- [STATED PROBLEM]: The listing below should be printed exactly, every line of it. Skip the pictures.
+===+
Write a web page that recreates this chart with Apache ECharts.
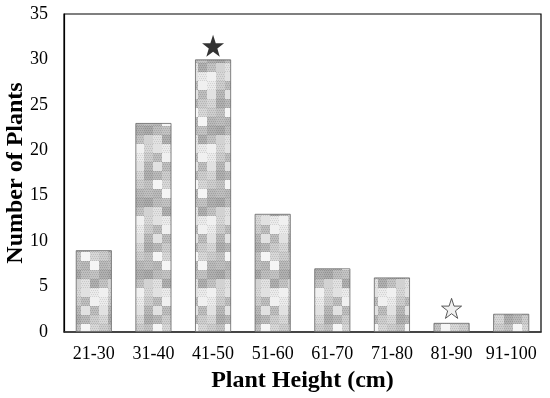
<!DOCTYPE html>
<html><head><meta charset="utf-8">
<script src="https://cdn.jsdelivr.net/npm/echarts@6/dist/echarts.min.js"></script>
<style>html,body{margin:0;padding:0;background:#fff}#c{width:550px;height:398px}</style>
</head><body><div id="c"></div>
<script>
const categories = ['21-30','31-40','41-50','51-60','61-70','71-80','81-90','91-100'];
const plantCounts = [9, 23, 30, 13, 7, 6, 1, 2];
const yTicks = [0, 5, 10, 15, 20, 25, 30, 35];
const filledStar = [[2, 31.5]];
const hollowStar = [[6, 2.6]];

// decorative checkered texture (style only)
function makePattern(){
  const cell = 9, cols = 4, rows = 8;
  const cv = document.createElement('canvas');
  cv.width = cell*cols; cv.height = cell*rows;
  const ctx = cv.getContext('2d');
  const levels = [215, 190, 235, 175, 245, 205, 170, 225, 195, 240, 185, 210];
  for (let r=0;r<rows;r++){
    for (let c=0;c<cols;c++){
      const g = levels[(r*5 + c*7 + (r*c)%3) % levels.length];
      ctx.fillStyle = 'rgb('+g+','+g+','+g+')';
      ctx.fillRect(c*cell, r*cell, cell, cell);
      const d = Math.max(0, g-80);
      ctx.fillStyle = 'rgb('+d+','+d+','+d+')';
      ctx.globalAlpha = 0.3;
      for (let y=0;y<cell;y+=2){
        for (let x=((y/2+r+c)%2);x<cell;x+=2){
          if ((r+c)%2===0 || g<210) ctx.fillRect(c*cell+x, r*cell+y, 1, 1);
        }
      }
      ctx.globalAlpha = 1;
    }
  }
  return cv;
}
const pat = makePattern();
const starPath = 'path://M50,0 L61.8,35.1 L98.1,35.1 L68.8,56.8 L79.4,90.9 L50,69.7 L20.6,90.9 L31.2,56.8 L1.9,35.1 L38.2,35.1 Z';
const serif = 'Liberation Serif';

const chart = echarts.init(document.getElementById('c'), null, {renderer:'canvas'});
chart.setOption({
  animation: false,
  grid: {left: 64, right: 9, top: 14, bottom: 66, outerBoundsMode: 'none', containLabel: false,
         show: true, borderColor: '#000', borderWidth: 1.2},
  xAxis: {
    type: 'category', data: categories,
    axisLine: {lineStyle: {color: '#333', width: 1.5}},
    axisTick: {show: false},
    axisLabel: {color: '#000', fontFamily: serif, fontSize: 18, margin: 13, interval: 0, hideOverlap: false},
    name: 'Plant Height (cm)', nameLocation: 'middle', nameGap: 37, nameMoveOverlap: false,
    nameTextStyle: {color: '#000', fontFamily: serif, fontSize: 24, fontWeight: 'bold'}
  },
  yAxis: {
    type: 'value', min: 0, max: 35, interval: 5,
    axisLine: {show: true, lineStyle: {color: '#000', width: 1.2}},
    axisTick: {show: false},
    splitLine: {show: false},
    axisLabel: {color: '#000', fontFamily: serif, fontSize: 18, margin: 16,
      formatter: v => yTicks.includes(v) ? String(v) : ''},
    name: 'Number of Plants', nameLocation: 'middle', nameGap: 36, nameMoveOverlap: false,
    nameTextStyle: {color: '#000', fontFamily: serif, fontSize: 24, fontWeight: 'bold'}
  },
  series: [
    {type: 'bar', data: plantCounts, barWidth: 36,
     itemStyle: {color: {image: pat, repeat: 'repeat'}, borderColor: '#666', borderWidth: 0.8}},
    {type: 'scatter', data: filledStar, symbol: starPath, symbolSize: 22,
     itemStyle: {color: '#000'}, z: 5},
    {type: 'scatter', data: hollowStar, symbol: starPath, symbolSize: 20,
     itemStyle: {color: '#eee', borderColor: '#333', borderWidth: 1}, z: 5}
  ]
});
</script></body></html>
+===+
- [RESPONSE TO THE TASK]:
Write a web page that recreates this chart with Apache ECharts.
<!DOCTYPE html>
<html><head><meta charset="utf-8">
<script src="https://cdn.jsdelivr.net/npm/echarts@6/dist/echarts.min.js"></script>
<style>html,body{margin:0;padding:0;background:#fff}#c{width:550px;height:398px}</style>
</head><body><div id="c"></div>
<script>
const categories = ['21-30','31-40','41-50','51-60','61-70','71-80','81-90','91-100'];
const plantCounts = [9, 23, 30, 13, 7, 6, 1, 2];
const yTicks = [0, 5, 10, 15, 20, 25, 30, 35];
const filledStar = [[2, 31.5]];
const hollowStar = [[6, 2.6]];

// decorative checkered texture (style only)
function makePattern(){
  const cell = 9, cols = 4, rows = 8;
  const cv = document.createElement('canvas');
  cv.width = cell*cols; cv.height = cell*rows;
  const ctx = cv.getContext('2d');
  const levels = [215, 190, 235, 175, 245, 205, 170, 225, 195, 240, 185, 210];
  for (let r=0;r<rows;r++){
    for (let c=0;c<cols;c++){
      const g = levels[(r*5 + c*7 + (r*c)%3) % levels.length];
      ctx.fillStyle = 'rgb('+g+','+g+','+g+')';
      ctx.fillRect(c*cell, r*cell, cell, cell);
      const d = Math.max(0, g-80);
      ctx.fillStyle = 'rgb('+d+','+d+','+d+')';
      ctx.globalAlpha = 0.3;
      for (let y=0;y<cell;y+=2){
        for (let x=((y/2+r+c)%2);x<cell;x+=2){
          if ((r+c)%2===0 || g<210) ctx.fillRect(c*cell+x, r*cell+y, 1, 1);
        }
      }
      ctx.globalAlpha = 1;
    }
  }
  return cv;
}
const pat = makePattern();
const starPath = 'path://M50,0 L61.8,35.1 L98.1,35.1 L68.8,56.8 L79.4,90.9 L50,69.7 L20.6,90.9 L31.2,56.8 L1.9,35.1 L38.2,35.1 Z';
const serif = 'Liberation Serif';

const chart = echarts.init(document.getElementById('c'), null, {renderer:'canvas'});
chart.setOption({
  animation: false,
  grid: {left: 64, right: 9, top: 14, bottom: 66, outerBoundsMode: 'none', containLabel: false,
         show: true, borderColor: '#000', borderWidth: 1.2},
  xAxis: {
    type: 'category', data: categories,
    axisLine: {lineStyle: {color: '#333', width: 1.5}},
    axisTick: {show: false},
    axisLabel: {color: '#000', fontFamily: serif, fontSize: 18, margin: 13, interval: 0, hideOverlap: false},
    name: 'Plant Height (cm)', nameLocation: 'middle', nameGap: 37, nameMoveOverlap: false,
    nameTextStyle: {color: '#000', fontFamily: serif, fontSize: 24, fontWeight: 'bold'}
  },
  yAxis: {
    type: 'value', min: 0, max: 35, interval: 5,
    axisLine: {show: true, lineStyle: {color: '#000', width: 1.2}},
    axisTick: {show: false},
    splitLine: {show: false},
    axisLabel: {color: '#000', fontFamily: serif, fontSize: 18, margin: 16,
      formatter: v => yTicks.includes(v) ? String(v) : ''},
    name: 'Number of Plants', nameLocation: 'middle', nameGap: 36, nameMoveOverlap: false,
    nameTextStyle: {color: '#000', fontFamily: serif, fontSize: 24, fontWeight: 'bold'}
  },
  series: [
    {type: 'bar', data: plantCounts, barWidth: 36,
     itemStyle: {color: {image: pat, repeat: 'repeat'}, borderColor: '#666', borderWidth: 0.8}},
    {type: 'scatter', data: filledStar, symbol: starPath, symbolSize: 22,
     itemStyle: {color: '#000'}, z: 5},
    {type: 'scatter', data: hollowStar, symbol: starPath, symbolSize: 20,
     itemStyle: {color: '#eee', borderColor: '#333', borderWidth: 1}, z: 5}
  ]
});
</script></body></html>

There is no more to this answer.